Django Version: 1.3 alpha 1 SVN-14921
Python Version: 2.6.5
Installed Applications:
['django.contrib.auth',
 'django.contrib.contenttypes',
 'django.contrib.sessions',
 'django.contrib.sites',
 'django.contrib.messages',
 'django.contrib.admin',
 'application']
Installed Middleware:
('django.middleware.common.CommonMiddleware',
 'django.contrib.sessions.middleware.SessionMiddleware',
 'django.middleware.csrf.CsrfViewMiddleware',
 'django.contrib.auth.middleware.AuthenticationMiddleware',
 'django.contrib.messages.middleware.MessageMiddleware')


Traceback:
File "/usr/local/lib/python2.6/dist-packages/django/core/handlers/base.py" in get_response

  111. response = callback(request, *callback_args, **callback_kwargs)

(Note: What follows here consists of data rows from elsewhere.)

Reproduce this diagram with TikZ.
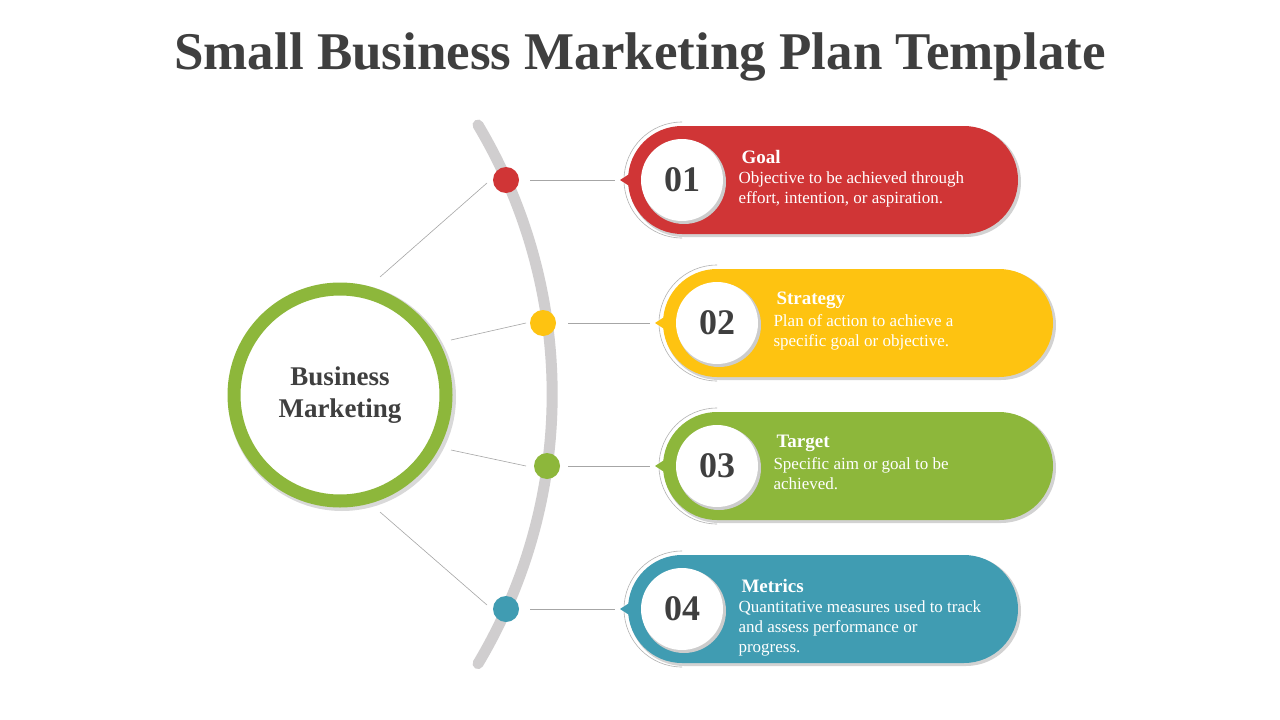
\documentclass[tikz,border=0pt]{standalone}
\usepackage{fontspec}
\setmainfont{Liberation Serif}
\definecolor{cred}{HTML}{D03536}
\definecolor{cyel}{HTML}{FEC311}
\definecolor{cgrn}{HTML}{8DB73B}
\definecolor{cblu}{HTML}{409CB2}
\definecolor{ctxt}{HTML}{3F3F3F}
\definecolor{carc}{HTML}{D0CECF}
\tikzset{conn/.style={draw=gray!70,line width=0.6pt},
 numtxt/.style={font=\fontsize{36}{36}\selectfont\bfseries,text=ctxt},
 headtxt/.style={font=\fontsize{19}{19}\selectfont\bfseries,text=white,anchor=west},
 bodytxt/.style={font=\fontsize{17}{20}\selectfont,text=white,anchor=north west,align=left}}
\newcommand{\pill}[7]{% x1,y,color,num,head,body,name
  \fill[gray!35,rounded corners=55pt] (#1+1,#2-53) rectangle (#1+393,#2+57);
  \fill[#3,rounded corners=54pt] (#1,#2-54) rectangle (#1+390,#2+54);
  \draw[gray!60,line width=0.6pt] (#1+54,#2+58) arc[start angle=90,end angle=270,radius=58];
  \fill[#3] (#1-8,#2) -- (#1+6,#2-9) -- (#1+6,#2+9) -- cycle;
  \fill[gray!40] (#1+56,#2+2) circle (42);
  \node[circle,fill=white,minimum size=82pt,inner sep=0,numtxt] (#7n) at (#1+54,#2) {#4};
  \node[headtxt] (#7h) at (#1+110,#2-23) {#5};
  \node[bodytxt] (#7b) at (#1+107,#2-12) {#6};
  \coordinate (#7p) at (#1-13,#2);
}
\begin{document}
\begin{tikzpicture}[x=1pt,y=-1pt]
\useasboundingbox (0,0) rectangle (1280,720);
\fill[white] (0,0) rectangle (1280,720);
\node[font=\fontsize{53}{53}\selectfont\bfseries,text=ctxt] (title) at (640,57) {Small Business Marketing Plan Template};
% arc
\draw[carc,line width=11pt,line cap=round] (478,125) arc[start angle={-30.8},end angle={30.8},radius=526];
% center circle
\fill[gray!30] (342,397) circle (114);
\node[circle,draw=cgrn,line width=13pt,fill=white,minimum size=212pt,inner sep=0,
  font=\fontsize{27}{32}\selectfont\bfseries,text=ctxt,align=center] (c) at (340,395) {Business\\Marketing};
% dots
\fill[cred] (506,180) circle (13) coordinate (d1);
\fill[cyel] (543,323) circle (13) coordinate (d2);
\fill[cgrn] (547,466) circle (13) coordinate (d3);
\fill[cblu] (506,609) circle (13) coordinate (d4);
\pill{628}{180}{cred}{01}{Goal}{Objective to be achieved through\\effort, intention, or aspiration.}{a}
\pill{663}{323}{cyel}{02}{Strategy}{Plan of action to achieve a\\specific goal or objective.}{b}
\pill{663}{466}{cgrn}{03}{Target}{Specific aim or goal to be\\achieved.}{e}
\pill{628}{609}{cblu}{04}{Metrics}{Quantitative measures used to track\\and assess performance or\\progress.}{f}
\coordinate (s1) at (380,277); \coordinate (t1) at (487,183);
\coordinate (s2) at (451,340); \coordinate (t2) at (526,323);
\coordinate (s3) at (451,450); \coordinate (t3) at (526,466);
\coordinate (s4) at (380,512); \coordinate (t4) at (487,605);
\draw[conn] (s1) -- (t1); \draw[conn] (s2) -- (t2);
\draw[conn] (s3) -- (t3); \draw[conn] (s4) -- (t4);
\coordinate (u1) at (530,180); \coordinate (u2) at (568,323);
\coordinate (u3) at (568,466); \coordinate (u4) at (530,609);
\draw[conn] (u1) -- (ap); \draw[conn] (u2) -- (bp);
\draw[conn] (u3) -- (ep); \draw[conn] (u4) -- (fp);
\end{tikzpicture}
\end{document}
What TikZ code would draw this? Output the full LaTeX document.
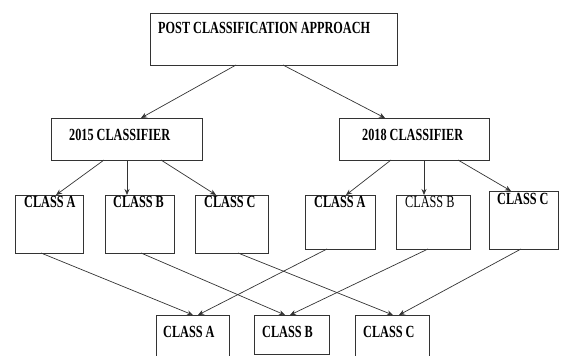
\documentclass[tikz,border=0pt]{standalone}
\usepackage{fontspec}
\setmainfont{Liberation Serif}[FakeStretch=0.72]
\usetikzlibrary{arrows.meta}
\begin{document}
\begin{tikzpicture}[x=1pt,y=-1pt,
  boxst/.style={draw=black!80,line width=0.8pt,inner sep=0pt,outer sep=0pt,anchor=north west},
  lbl/.style={anchor=base west,inner sep=0pt,font=\fontsize{17}{20}\selectfont\bfseries},
  lblr/.style={anchor=base west,inner sep=0pt,font=\fontsize{17}{20}\selectfont},
  arr/.style={draw=black!80,line width=0.7pt,-{Stealth[length=6pt,width=5pt]}}]
\useasboundingbox (0,0) rectangle (563,356);
\clip (0,0) rectangle (563,356);
% boxes
\node[boxst,minimum width=247pt,minimum height=52pt] (top) at (150,13) {};
\node[boxst,minimum width=151pt,minimum height=42pt] (c15) at (51,118) {};
\node[boxst,minimum width=150pt,minimum height=42pt] (c18) at (339,118) {};
\node[boxst,minimum width=68pt,minimum height=58pt] (a1) at (15,195) {};
\node[boxst,minimum width=69pt,minimum height=58pt] (b1) at (105,195) {};
\node[boxst,minimum width=73pt,minimum height=58pt] (cc1) at (195,195) {};
\node[boxst,minimum width=70pt,minimum height=54pt] (a2) at (305,195) {};
\node[boxst,minimum width=74pt,minimum height=54pt] (b2) at (396,195) {};
\node[boxst,minimum width=69pt,minimum height=58pt] (cc2) at (489,191) {};
\node[boxst,minimum width=73pt,minimum height=60pt] (fa) at (156,315) {};
\node[boxst,minimum width=75pt,minimum height=39pt] (fb) at (254,315) {};
\node[boxst,minimum width=74pt,minimum height=60pt] (fc) at (355,315) {};
% texts
\node[lbl] (ttop) at (158,34) {POST CLASSIFICATION APPROACH};
\node[lbl] (t15) at (69,140) {2015 CLASSIFIER};
\node[lbl] (t18) at (362,140) {2018 CLASSIFIER};
\node[lbl] (ta1) at (24,207) {CLASS A};
\node[lbl] (tb1) at (113,207) {CLASS B};
\node[lbl] (tc1) at (204,207) {CLASS C};
\node[lbl] (ta2) at (314,207) {CLASS A};
\node[lblr] (tb2) at (405,207) {CLASS B};
\node[lbl] (tc2) at (497,204) {CLASS C};
\node[lbl] (tfa) at (163,337) {CLASS A};
\node[lbl] (tfb) at (262,337) {CLASS B};
\node[lbl] (tfc) at (363,337) {CLASS C};
% arrows
\draw[arr] ([xshift=86pt]top.south west) -- ([xshift=90pt]c15.north west);
\draw[arr] ([xshift=133pt]top.south west) -- ([xshift=46pt]c18.north west);
\draw[arr] ([xshift=53pt]c15.south west) -- ([xshift=41pt]a1.north west);
\draw[arr] ([xshift=76pt]c15.south west) -- ([xshift=22pt]b1.north west);
\draw[arr] ([xshift=110pt]c15.south west) -- ([xshift=21pt]cc1.north west);
\draw[arr] ([xshift=52pt]c18.south west) -- ([xshift=41pt]a2.north west);
\draw[arr] ([xshift=85pt]c18.south west) -- ([xshift=28pt]b2.north west);
\draw[arr] ([xshift=119pt]c18.south west) -- ([xshift=22pt]cc2.north west);
\draw[arr] ([xshift=26pt]a1.south west) -- ([xshift=37pt]fa.north west);
\draw[arr] ([xshift=36pt]b1.south west) -- ([xshift=31pt]fb.north west);
\draw[arr] ([xshift=43pt]cc1.south west) -- ([xshift=38pt]fc.north west);
\draw[arr] ([xshift=22pt]a2.south west) -- ([xshift=42pt]fa.north west);
\draw[arr] ([xshift=32pt]b2.south west) -- ([xshift=36pt]fb.north west);
\draw[arr] ([xshift=32pt]cc2.south west) -- ([xshift=44pt]fc.north west);
\end{tikzpicture}
\end{document}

File "/usr/local/lib/python2.6/dist-packages/django/contrib/auth/decorators.py" in _wrapped_view

  23. return view_func(request, *args, **kwargs)

File "/home/ascgov/application/views/pdf.py" in application_pdf

  90. 'user':owner})

File "/home/ascgov/application/views/pdf.py" in render_to_pdf

  53. htmldoc = subprocess.Popen("/usr/bin/htmldoc -t pdf --quiet '%s'" % result, stdout=subprocess.PIPE).communicate()

File "/usr/lib/python2.6/subprocess.py" in __init__

  633. errread, errwrite)

File "/usr/lib/python2.6/subprocess.py" in _execute_child

  1139. raise child_exception

Exception Type: OSError at /pdf/application/feed-filtr/
Exception Value: [Errno 2] No such file or directory

Solution

  • First, subprocess.Popen's first arg should generally be a list (unless you also pass shell=True). The No such file or directory is almost certainly caused by the absence of a file named "htmldoc -t pdf --quiet '... on the system (it's trying to find and run the program named for the whole string value).

    Second, if you give htmldoc some html on its stdin, it'll spit out a pdf on its stdout, thus avoiding the need for a temporary file.

    Give this a try (untested):

    htmldoc = subprocess.Popen(
      ['/usr/bin/htmldoc', '-t', 'pdf', '--webpage', '-'], 
      stdin=subprocess.PIPE, stdout=subprocess.PIPE, stderr=subprocess.PIPE
    )
    stdout, stderr = htmldoc.communicate(html)
    

    NB: substitute /usr/bin/htmldoc for the real path to htmldoc on your system.

    The - argument to the htmldoc program, tells it to read from stdin. You'll pass your html string value (html) to htmldoc's stdin as an argument to the htmldoc.communicate call. The resulting pdf output should be available in stdout, and any other messages or stats in stderr.

    Edit: The documentation does seem a bit wonky, but there is quite a bit of it. You might have better luck with the html in one page or pdf versions, or the man page.

    Also, be sure to pass a string, or similar, to the stdin of the htmldoc process. Passing a StringIO object directly, as was implied by my previous code snippet, won't work.